The Quantum Frontier

The reach of the transmission line concept extends all the way to the strange and wonderful world of quantum mechanics. Consider a Josephson junction, a device made of two superconductors separated by a vanishingly thin insulating barrier. This is a macroscopic object that behaves according to quantum rules. If you apply a constant DC voltage $V$ across it, something remarkable happens: it oscillates, producing a pure AC current with a frequency $f = 2eV/h$ , where $e$ is the electron charge and $h$ is Planck's constant. The frequency is locked to the voltage by the most fundamental constants of nature.

This quantum oscillator can be used to drive a classical transmission line. By connecting the junction to a line of characteristic impedance $Z_0$ , the oscillating quantum current radiates microwave power into the line. This effect is not a mere curiosity; it is the foundation of the international voltage standard and a critical element in building superconducting quantum computers, where transmission lines serve as the essential input/output channels to read out the state of quantum bits (qubits).

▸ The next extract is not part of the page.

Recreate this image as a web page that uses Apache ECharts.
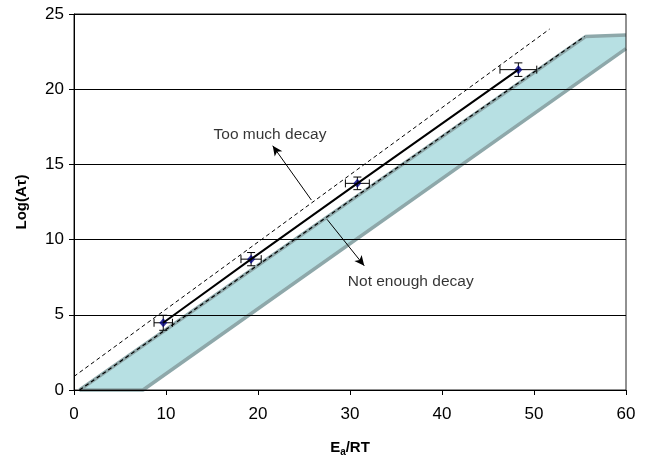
<!DOCTYPE html>
<html>
<head>
<meta charset="utf-8">
<script src="https://cdn.jsdelivr.net/npm/echarts@6/dist/echarts.min.js"></script>
<style>
html,body{margin:0;padding:0;background:#fff;}
#c{width:650px;height:464px;}
</style>
</head>
<body>
<div id="c"></div>
<script>
// Measured points (Ea/RT, Log(A tau)) with error bars
var pointX = [9.7, 19.25, 30.8, 48.3];
var pointY = [4.47, 8.7, 13.74, 21.3];
var errX = [1.0, 1.1, 1.3, 2.0];
var errY = [0.5, 0.44, 0.42, 0.45];

// Acceptance band (polygon vertices)
var bandX = [0.6, 7.5, 60, 60, 55.6];
var bandY = [0, 0, 22.7, 23.6, 23.5];
// band edges
var upperEdgeX = [0.6, 55.6, 60];
var upperEdgeY = [0, 23.5, 23.6];
var lowerEdgeX = [0.6, 7.5, 60];
var lowerEdgeY = [0, 0, 22.7];

// Dashed bound lines
var dashUpperX = [0, 51.7];
var dashUpperY = [0.9, 24.0];
var dashLowerX = [0.6, 55.5];
var dashLowerY = [0, 23.5];

// Annotations
var annoText = ['Too much decay', 'Not enough decay'];
var annoTextX = [21.3, 36.6];
var annoTextY = [16.95, 7.2];
var arrowFromX = [25.8, 27.5];
var arrowFromY = [12.63, 11.35];
var arrowToX = [21.6, 31.55];
var arrowToY = [16.24, 8.26];

var xTicks = [0, 10, 20, 30, 40, 50, 60];
var yTicks = [0, 5, 10, 15, 20, 25];

function zip(a, b) { return a.map(function (v, i) { return [v, b[i]]; }); }

var chart = echarts.init(document.getElementById('c'));
var font = '"Liberation Sans", Arial, sans-serif';

var option = {
  animation: false,
  backgroundColor: '#fff',
  textStyle: { fontFamily: font },
  grid: { left: 74, right: 24, top: 14, bottom: 74, show: true, borderColor: '#222', borderWidth: 1, backgroundColor: 'transparent' },
  xAxis: {
    type: 'value', min: xTicks[0], max: xTicks[xTicks.length - 1], interval: 10,
    name: '{b|E}{s|a}{b|/RT}', nameLocation: 'middle', nameGap: 49,
    nameTextStyle: { rich: {
      b: { fontFamily: font, fontWeight: 'bold', fontSize: 15, color: '#000' },
      s: { fontFamily: font, fontWeight: 'bold', fontSize: 10, color: '#000', verticalAlign: 'bottom', padding: [8, 0, 0, 0] }
    } },
    axisLine: { show: true, onZero: false, lineStyle: { color: '#000', width: 1 } },
    axisTick: { show: true, inside: false, length: 5, lineStyle: { color: '#000' } },
    axisLabel: { fontFamily: font, fontSize: 17, color: '#000', margin: 16 },
    splitLine: { show: false }
  },
  yAxis: {
    type: 'value', min: yTicks[0], max: yTicks[yTicks.length - 1], interval: 5,
    name: 'Log(A\u03c4)', nameLocation: 'middle', nameGap: 45,
    nameTextStyle: { fontFamily: font, fontWeight: 'bold', fontSize: 15, color: '#000' },
    axisLine: { show: true, onZero: false, lineStyle: { color: '#000', width: 1 } },
    axisTick: { show: true, inside: false, length: 5, lineStyle: { color: '#000' } },
    axisLabel: { fontFamily: font, fontSize: 17, color: '#000', margin: 10 },
    splitLine: { show: true, lineStyle: { color: '#000', width: 1 } }
  },
  series: [
    {
      type: 'custom', z: -2, silent: true,
      data: [0],
      renderItem: function (params, api) {
        var pts = bandX.map(function (x, i) { return api.coord([x, bandY[i]]); });
        return { type: 'polygon', shape: { points: pts }, style: { fill: '#b7e0e3', stroke: null } };
      }
    },
    {
      type: 'line', z: -1, silent: true, symbol: 'none', clip: false,
      data: zip(upperEdgeX, upperEdgeY),
      lineStyle: { color: '#8ea8aa', width: 3.5 }
    },
    {
      type: 'line', z: -1, silent: true, symbol: 'none', clip: false,
      data: zip(lowerEdgeX, lowerEdgeY),
      lineStyle: { color: '#8ea8aa', width: 3.5 }
    },
    {
      type: 'line', silent: true, symbol: 'none',
      data: zip(dashUpperX, dashUpperY),
      lineStyle: { color: '#000', width: 1, type: [4, 3] }
    },
    {
      type: 'line', silent: true, symbol: 'none',
      data: zip(dashLowerX, dashLowerY),
      lineStyle: { color: '#000', width: 1.2, type: [4, 3] }
    },
    {
      type: 'line', silent: true, symbol: 'none',
      data: zip(pointX, pointY),
      lineStyle: { color: '#000', width: 2 }
    },
    {
      type: 'custom', silent: true,
      data: pointX.map(function (x, i) { return [x, pointY[i], errX[i], errY[i]]; }),
      renderItem: function (params, api) {
        var x = api.value(0), y = api.value(1), ex = api.value(2), ey = api.value(3);
        var l = api.coord([x - ex, y]), r = api.coord([x + ex, y]);
        var t = api.coord([x, y + ey]), b = api.coord([x, y - ey]);
        var c = 4;
        var st = { stroke: '#000', lineWidth: 1 };
        return { type: 'group', children: [
          { type: 'line', shape: { x1: l[0], y1: l[1], x2: r[0], y2: r[1] }, style: st },
          { type: 'line', shape: { x1: l[0], y1: l[1] - c, x2: l[0], y2: l[1] + c }, style: st },
          { type: 'line', shape: { x1: r[0], y1: r[1] - c, x2: r[0], y2: r[1] + c }, style: st },
          { type: 'line', shape: { x1: t[0], y1: t[1], x2: b[0], y2: b[1] }, style: st },
          { type: 'line', shape: { x1: t[0] - c, y1: t[1], x2: t[0] + c, y2: t[1] }, style: st },
          { type: 'line', shape: { x1: b[0] - c, y1: b[1], x2: b[0] + c, y2: b[1] }, style: st }
        ] };
      }
    },
    {
      type: 'scatter', silent: true, symbol: 'diamond', symbolSize: [8, 9],
      itemStyle: { color: '#000080' },
      data: zip(pointX, pointY)
    },
    {
      type: 'scatter', silent: true, symbolSize: 0,
      data: annoText.map(function (t, i) { return { value: [annoTextX[i], annoTextY[i]], name: t }; }),
      label: { show: true, position: 'inside', formatter: '{b}', fontFamily: font, fontSize: 15.5, color: '#000' },
      markLine: {
        silent: true, symbol: ['none', 'arrow'], symbolSize: [7, 10],
        label: { show: false },
        lineStyle: { color: '#000', width: 1, type: 'solid' },
        data: arrowFromX.map(function (x, i) {
          return [{ coord: [x, arrowFromY[i]] }, { coord: [arrowToX[i], arrowToY[i]] }];
        })
      }
    }
  ]
};
chart.setOption(option);
</script>
</body>
</html>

Here, the transmission line is the bridge between the quantum and classical worlds.

From the continental power grid to the heart of a quantum processor, the transmission line is far more than just a wire. It is a guiding principle for the flow of energy and information, a computational tool for simulating the universe, and a conceptual bridge connecting engineering to the deepest ideas in statistical and quantum physics. It is a testament to the beautiful unity of science, where a single, elegant concept can illuminate so many different corners of our world.